The goal of this R&D project is to investigate electromagnetic calorimeter design concepts matched to the linear collider physics program with principal design criteria of i) hermeticity, ii) precise measurement of jet energies using particle flow and iii) suited to a general purpose experiment. These criteria are closely tied to the overall detector design concept and the work undertaken is very relevant to assessing the relative merits of the LDC, GLD and SiD approaches.

Recent results include:

i) ECAL clustering studies with nearest-neighbor and fixed-cone algorithms.

ii) Photon identification studies using the H-matrix approach.

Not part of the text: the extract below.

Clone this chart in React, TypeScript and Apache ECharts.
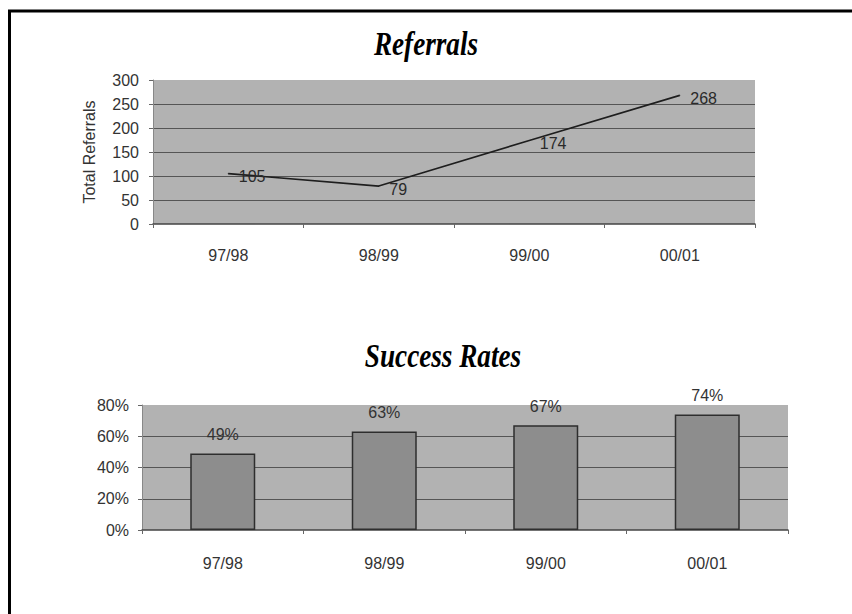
import React, { useEffect, useRef } from "react";
import * as echarts from "echarts";

const categories = ["97/98", "98/99", "99/00", "00/01"];
const referrals = [105, 79, 174, 268];
const successRates = [0.49, 0.63, 0.67, 0.74];
const referralTicks = { min: 0, max: 300, interval: 50 };
const rateTicks = { min: 0, max: 0.8, interval: 0.2 };

const SANS = '"Liberation Sans", Arial, sans-serif';
const SERIF = '"Liberation Serif", "Times New Roman", serif';
const TXT = "#333333";
const PLOT_BG = "#b2b2b2";
const GRID_LINE = "#555555";
const FS = 16;

export default function App() {
  const ref = useRef<HTMLDivElement>(null);
  useEffect(() => {
    document.body.style.margin = "0";
    const chart = echarts.init(ref.current!, null, { renderer: "svg" });
    const xAxisCommon = {
      type: "category",
      data: categories,
      boundaryGap: true,
      axisLine: { show: true, lineStyle: { color: "#444", width: 1.5 } },
      axisTick: { show: true, inside: false, length: 4, lineStyle: { color: "#666" } },
      axisLabel: { color: TXT, fontSize: FS, fontFamily: SANS },
      splitLine: { show: false },
    };
    const yAxisCommon = {
      type: "value",
      axisLine: { show: true, lineStyle: { color: "#888", width: 1 } },
      axisTick: { show: true, inside: false, length: 4, lineStyle: { color: "#666" } },
      splitLine: { show: true, showMaxLine: false, showMinLine: false, lineStyle: { color: GRID_LINE, width: 1.2 } },
    };
    chart.setOption({
      animation: false,
      backgroundColor: "#ffffff",
      grid: [
        { left: 153, top: 80, width: 602, height: 144, show: true, backgroundColor: PLOT_BG, borderWidth: 0 },
        { left: 142, top: 405, width: 646, height: 125, show: true, backgroundColor: PLOT_BG, borderWidth: 0 },
      ],
      xAxis: [
        { ...xAxisCommon, gridIndex: 0, axisLabel: { ...xAxisCommon.axisLabel, margin: 23 } },
        { ...xAxisCommon, gridIndex: 1, axisLabel: { ...xAxisCommon.axisLabel, margin: 25 } },
      ],
      yAxis: [
        {
          ...yAxisCommon,
          gridIndex: 0,
          min: referralTicks.min,
          max: referralTicks.max,
          interval: referralTicks.interval,
          name: "Total Referrals",
          nameLocation: "middle",
          nameRotate: 90,
          nameGap: 56,
          nameTextStyle: { color: TXT, fontSize: FS, fontFamily: SANS },
          axisLabel: { color: TXT, fontSize: FS, fontFamily: SANS, margin: 14 },
        },
        {
          ...yAxisCommon,
          gridIndex: 1,
          min: rateTicks.min,
          max: rateTicks.max,
          interval: rateTicks.interval,
          axisLabel: {
            color: TXT,
            fontSize: FS,
            fontFamily: SANS,
            margin: 13,
            formatter: (v: number) => Math.round(v * 100) + "%",
          },
        },
      ],
      series: [
        {
          type: "line",
          xAxisIndex: 0,
          yAxisIndex: 0,
          data: referrals,
          symbol: "circle",
          symbolSize: 1,
          showSymbol: true,
          itemStyle: { color: "#1e1e1e" },
          lineStyle: { color: "#1e1e1e", width: 1.6 },
          label: {
            show: true,
            position: "right",
            distance: 10,
            offset: [0, 3],
            color: "#2a2a2a",
            fontSize: FS,
            fontFamily: SANS,
          },
        },
        {
          type: "bar",
          xAxisIndex: 1,
          yAxisIndex: 1,
          data: successRates,
          barWidth: 65,
          itemStyle: { color: "#8d8d8d", borderColor: "#2e2e2e", borderWidth: 1.5 },
          label: {
            show: true,
            position: "top",
            distance: 11,
            color: TXT,
            fontSize: FS,
            fontFamily: SANS,
            formatter: (p: any) => Math.round(p.value * 100) + "%",
          },
        },
      ],
      graphic: [
        { type: "line", shape: { x1: 8, y1: 11, x2: 852, y2: 11 }, style: { stroke: "#000", lineWidth: 3 } },
        { type: "line", shape: { x1: 9.5, y1: 10, x2: 9.5, y2: 614 }, style: { stroke: "#000", lineWidth: 3 } },
        {
          type: "text",
          x: 426,
          y: 44,
          scaleX: 0.8,
          style: {
            text: "Referrals",
            align: "center",
            verticalAlign: "middle",
            font: `italic bold 34px ${SERIF}`,
            fill: "#000",
          },
        },
        {
          type: "text",
          x: 443,
          y: 356,
          scaleX: 0.8,
          style: {
            text: "Success Rates",
            align: "center",
            verticalAlign: "middle",
            font: `italic bold 34px ${SERIF}`,
            fill: "#000",
          },
        },
      ],
    });
    return () => chart.dispose();
  }, []);
  return (
    <div
      ref={ref}
      style={{ position: "fixed", left: 0, top: 0, width: 852, height: 614 }}
    />
  );
}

iii) Investigating pi0 kinematic fits to improve pi0 energy resolution in jets. This work points towards ultra-fine granularity in the first layers of the ECAL and/or large radius.

Current work has contributed in part to development of particle-flow algorithms. Once these algorithms are more mature and robust, one can envisage estimating the specific impact of different ECAL designs on the overall particle flow performance. In the near future, we will concentrate on a quantitative understanding of the relative importance of the different sources of confusion (eg. photon/hadron separation) in particle flow performance. This should aid in understanding how much detector R&D should be aimed at ECAL or HCAL technologies.

The project lacks sufficient resources to make adequate timely progress on these issues while fulfilling critical commitments to a running experiment.